If there’s one thing that Greta Gerwig’s Barbie wants you to believe, it’s that self-expression really, really matters. What Barbie (Margot Robbie) describes as “voicing the cognitive dissonance imposed on women” is the key to breaking out of sexist brainwashing and saving the Barbies’ hot-pink world. There’s a strong fantasy running through the movie of meaningful speech, of a vocalization of personal experience that leads neatly, inevitably, and satisfyingly into real change.


The self-expression in Barbie, though, isn’t just any self-expression. It’s specifically a self-expression that’s designed to be reproduced, stereotyped, and reapplied to as many people as possible. Barbie is, after all, everything. The diverse types of Barbies in Barbie Land are an expression, or representation, of the diverse types of women in the real world. This starts with the Barbies Gloria designs to accurately represent her true feelings and culminates in the final addition of “Ordinary Barbie” at the end of the movie. Gloria’s attempts to express/represent herself kick off the plot, her expression of the contradictions of modern womanhood prompt the solution, and her suggestion for a new type of Barbie is a neat bow on the whole story.


Ironically, Barbie ends up being less self-expressive as a character than Ken, specifically because she has to be everything while he is just him. Barbie has to represent every woman; there has to be a Barbie to match every feeling; and when the Barbies are ranting about life under patriarchy, they have to represent as many people as possible. Specificity and the genuine representation of a character are sacrificed on the altar of reproduction. Ken, on the other hand, doesn’t narratively have to do or be anything. He’s not obligated to be good male representation, and beyond a diverse range of skin tones, the Kens aren’t obligated to represent the full spectrum of male possibility. If anything, they do the opposite, and therefore end up coming across far more human and real than any of the Barbies- or even Gloria and Sasha. Ken has wants, needs, strengths, and weaknesses; he wants Barbie, needs attention, is relatively good at showing affection, and not particularly good at handling rejection. What are Barbie’s character traits? She’s perfect, and then when she’s not, she would like to be perfect again. Her only real identifiable trait is her initial slighting of Ken, and learning that you should be more accommodating to your boyfriend is hardly a great feminist character arc.

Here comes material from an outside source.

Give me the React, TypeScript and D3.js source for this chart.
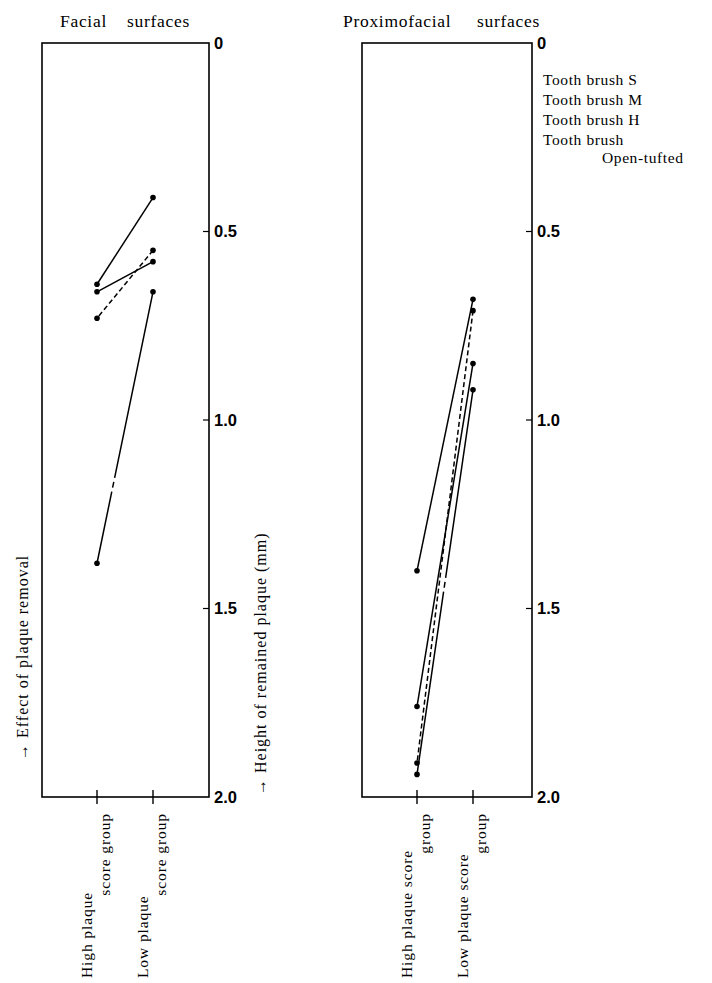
import React from 'react';
import * as d3 from 'd3';

// tooth brush types, in legend order
const brushes = ['Tooth brush S', 'Tooth brush M', 'Tooth brush H', 'Tooth brush Open-tufted'];
const groups = ['High', 'Low'];

// height of remained plaque (mm)
const facialHigh = [0.64, 0.73, 0.66, 1.38];
const facialLow = [0.41, 0.55, 0.58, 0.66];
const proxHigh = [1.4, 1.91, 1.76, 1.94];
const proxLow = [0.68, 0.71, 0.85, 0.92];

const yTicks = [0, 0.5, 1.0, 1.5, 2.0];
const yTickLabels = ['0', '0.5', '1.0', '1.5', '2.0'];

const facialGroupLabels = [['High plaque', 'score group'], ['Low plaque', 'score group']];
const proxGroupLabels = [['High plaque score', 'group'], ['Low plaque score', 'group']];

// line style for each brush
const dashes = ['none', '5,3', 'none', '190,4,6,4'];

const serif = '"Liberation Serif", "DejaVu Serif", serif';
const sans = '"Liberation Sans", Arial, sans-serif';

const W = 712;
const H = 983;
const top = 43;
const bottom = 797;

const y = d3.scaleLinear().domain([0, 2]).range([top, bottom]);

interface PanelProps {
  left: number;
  right: number;
  title: [string, string];
  titleX: [number, number];
  high: number[];
  low: number[];
  groupLabels: string[][];
}

const Panel: React.FC<PanelProps> = ({ left, right, title, titleX, high, low, groupLabels }) => {
  const x = d3.scalePoint<string>().domain(groups).range([left + 55, left + 111]);
  const line = d3.line<[number, number]>();

  return (
    <g>
      {title.map((t, i) => (
        <text key={t} x={titleX[i]} y={27} fontFamily={serif} fontSize={17.5} letterSpacing={0.7}>
          {t}
        </text>
      ))}
      <rect x={left} y={top} width={right - left} height={bottom - top} fill="none" stroke="#000" strokeWidth={1.6} />
      {yTicks.map((t, i) => (
        <g key={t}>
          {i > 0 && i < yTicks.length - 1 && (
            <line x1={right - 6} x2={right} y1={y(t)} y2={y(t)} stroke="#000" strokeWidth={1.2} />
          )}
          <text x={right + 5} y={y(t)} dy="0.36em" fontFamily={sans} fontWeight="bold" fontSize={16.5}>
            {yTickLabels[i]}
          </text>
        </g>
      ))}
      {groups.map((g, gi) => (
        <g key={g}>
          <line x1={x(g)} x2={x(g)} y1={bottom - 7} y2={bottom + 7} stroke="#000" strokeWidth={1.4} />
          <text
            transform={`translate(${(x(g) as number) - 5},978) rotate(-90)`}
            fontFamily={serif}
            fontSize={15.5}
            letterSpacing={0.9}
            textAnchor="start"
          >
            {groupLabels[gi][0]}
          </text>
          <text
            transform={`translate(${(x(g) as number) + 13},813) rotate(-90)`}
            fontFamily={serif}
            fontSize={15.5}
            letterSpacing={0.9}
            textAnchor="end"
          >
            {groupLabels[gi][1]}
          </text>
        </g>
      ))}
      {brushes.map((b, i) => {
        const pts: [number, number][] = [
          [x('Low') as number, y(low[i])],
          [x('High') as number, y(high[i])],
        ];
        return (
          <g key={b}>
            <path d={line(pts) || ''} fill="none" stroke="#000" strokeWidth={1.5} strokeDasharray={dashes[i]} />
            {pts.map((p, j) => (
              <circle key={j} cx={p[0]} cy={p[1]} r={2.8} fill="#000" />
            ))}
          </g>
        );
      })}
    </g>
  );
};

const App: React.FC = () => {
  return (
    <svg width={W} height={H} style={{ position: 'absolute', left: 0, top: 0, background: '#fff' }}>
      <Panel
        left={42}
        right={209}
        title={['Facial', 'surfaces']}
        titleX={[60, 127]}
        high={facialHigh}
        low={facialLow}
        groupLabels={facialGroupLabels}
      />
      <Panel
        left={362}
        right={532}
        title={['Proximofacial', 'surfaces']}
        titleX={[343, 477]}
        high={proxHigh}
        low={proxLow}
        groupLabels={proxGroupLabels}
      />

      <text transform="translate(28,760) rotate(-90)" fontFamily={serif} fontSize={16} letterSpacing={1}>
        → Effect of plaque removal
      </text>
      <text transform="translate(266,795) rotate(-90)" fontFamily={serif} fontSize={16} letterSpacing={1}>
        → Height of remained plaque (mm)
      </text>

      {brushes.map((b, i) => {
        const parts = b.split(' ');
        const extra = parts.length > 2 && parts[2].length > 1 ? parts.slice(2).join(' ') : null;
        return (
          <g key={b}>
            <text x={543} y={85 + i * 20} fontFamily={serif} fontSize={15.5} letterSpacing={0.6}>
              {extra ? parts.slice(0, 2).join(' ') : b}
            </text>
            {extra && (
              <text x={602} y={85 + i * 20 + 18} fontFamily={serif} fontSize={15.5} letterSpacing={0.6}>
                {extra}
              </text>
            )}
          </g>
        );
      })}
    </svg>
  );
};

export default App;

Even as Barbie exalts self-expression and representation, it’s deeply resigned to its ultimate inability to enact real change. You can make fun of Mattel, as long as it doesn’t hurt their bottom line. You can fight patriarchy in a blockbuster, as long as it’s cosigned by a corporation. You can have America Ferrera rail against beauty standards, as long as your movie is simultaneously selling merch that includes hair straighteners, hair curlers, hair dye, blowout kits, nail polish, whitening toothpaste, brightening serums, makeup, lip gloss, and “bikini serums”. You can cast Margot Robbie as a character whose attractiveness is supposed to diminish throughout the movie, as long as you insert a freeze-frame voiceover of Meryl Streep pointing out that you know this doesn’t make sense. Not only is self-expression ultimately pointless in affecting real change, but its pointlessness is a selling point: not only because it lets you be ironic and disaffected, but because it means corporations deeply invested in the status quo can join the fun too. The futility of representation is a good thing, because it means resistance gets to be a harmless hobby. Barbie’s identity as a feminist movie is less because it’s a movie that explores ideas related to feminism, and more because it’s a movie Mattel decided should be feminist. This shows in everything from the 30-year-old talking points it uses to co-opt the spirit of rebellion without actually challenging the current day’s feminist debates, to the choice of director Greta Gerwig.

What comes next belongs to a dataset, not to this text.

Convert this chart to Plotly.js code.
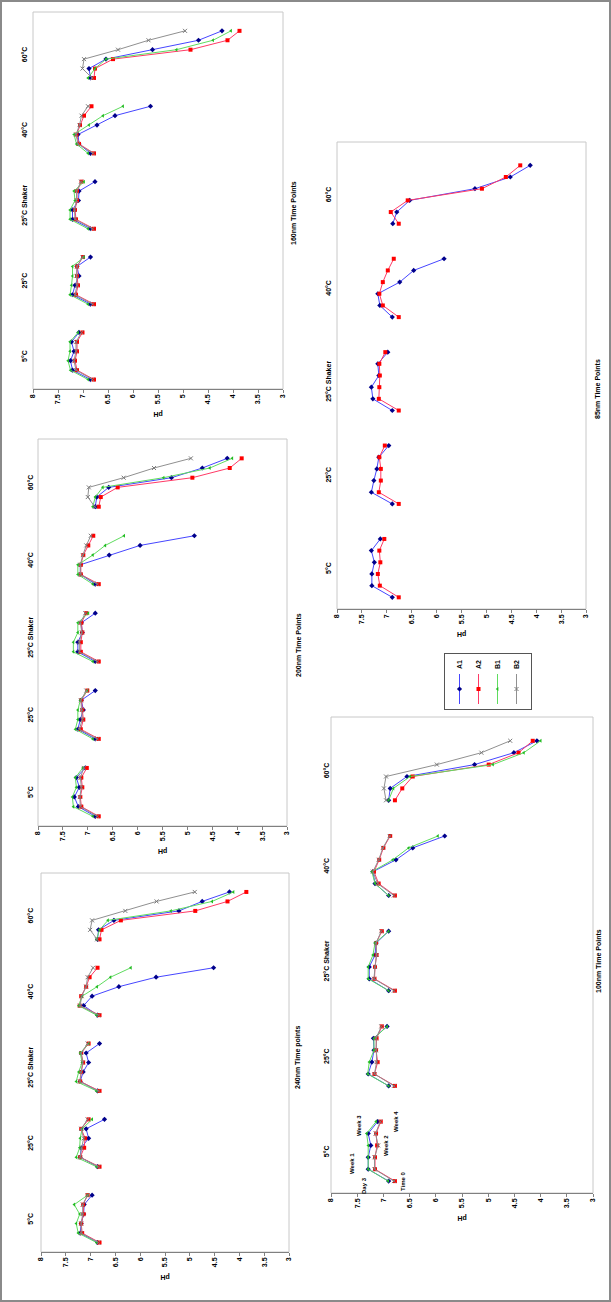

The philosophy of a safe, validation-based rebellion isn’t unique to Barbie. Especially online, expression is often treated as a comfortable, non-alienating avenue for rebellion and, more importantly, validation. In the online sphere, the validation of personal experience becomes more important every day, as seen in the rise of “what-about-ism,” (when a comment or question is countered with a false equivalency, or by bringing up an irrelevant point.) The main social media platforms heavily rely on and emphasize algorithmic layouts that tailor the entirety of the users’ online media experience specifically to them. Everything you see on the platforms you consume the most content on is designed specifically for you. In such an environment, validation becomes the norm, and the second a tweet on the timeline isn’t describing the viewers’ specific experience perfectly, everything falls apart. When a new show tries to provide “representation” for a particular group, it’s often criticized for failing to represent every member of that group in a single character; or else, people who are used to being represented in every TV show rail against watching something that, for once, doesn’t cater to them specifically. Put people in a situation where every piece of content they see is tailored specifically to them, and as soon as they’re not explicitly included or validated, all hell breaks loose.


Many people have and will continue to defend movies like Barbie as escapism, but escapism is not apolitical. It’s understandable that in a world where everyone is physically and mentally and financially exhausted all the time, it might be tempting to cope via a barrage of seemingly harmless “little treats,” but something that harms no one— that is pure escapism, pure fun, with no challenge on any side— only maintains the status quo. Self-expression and discussion can be impactful, but only if there’s an imperative for the opposing party to listen. If, setting aside a few far-right nutjobs, Barbie is challenging no-one, what’s the point of its politics? Barbie is reproduction distilled, the essence of mass media: a list of talking points and stale feminist sentiments meant more to create a mental association between the movie and feminism than to actually start a real conversation. Perhaps that’s one of the reasons why, aside from its confusing politics, it’s just not very good.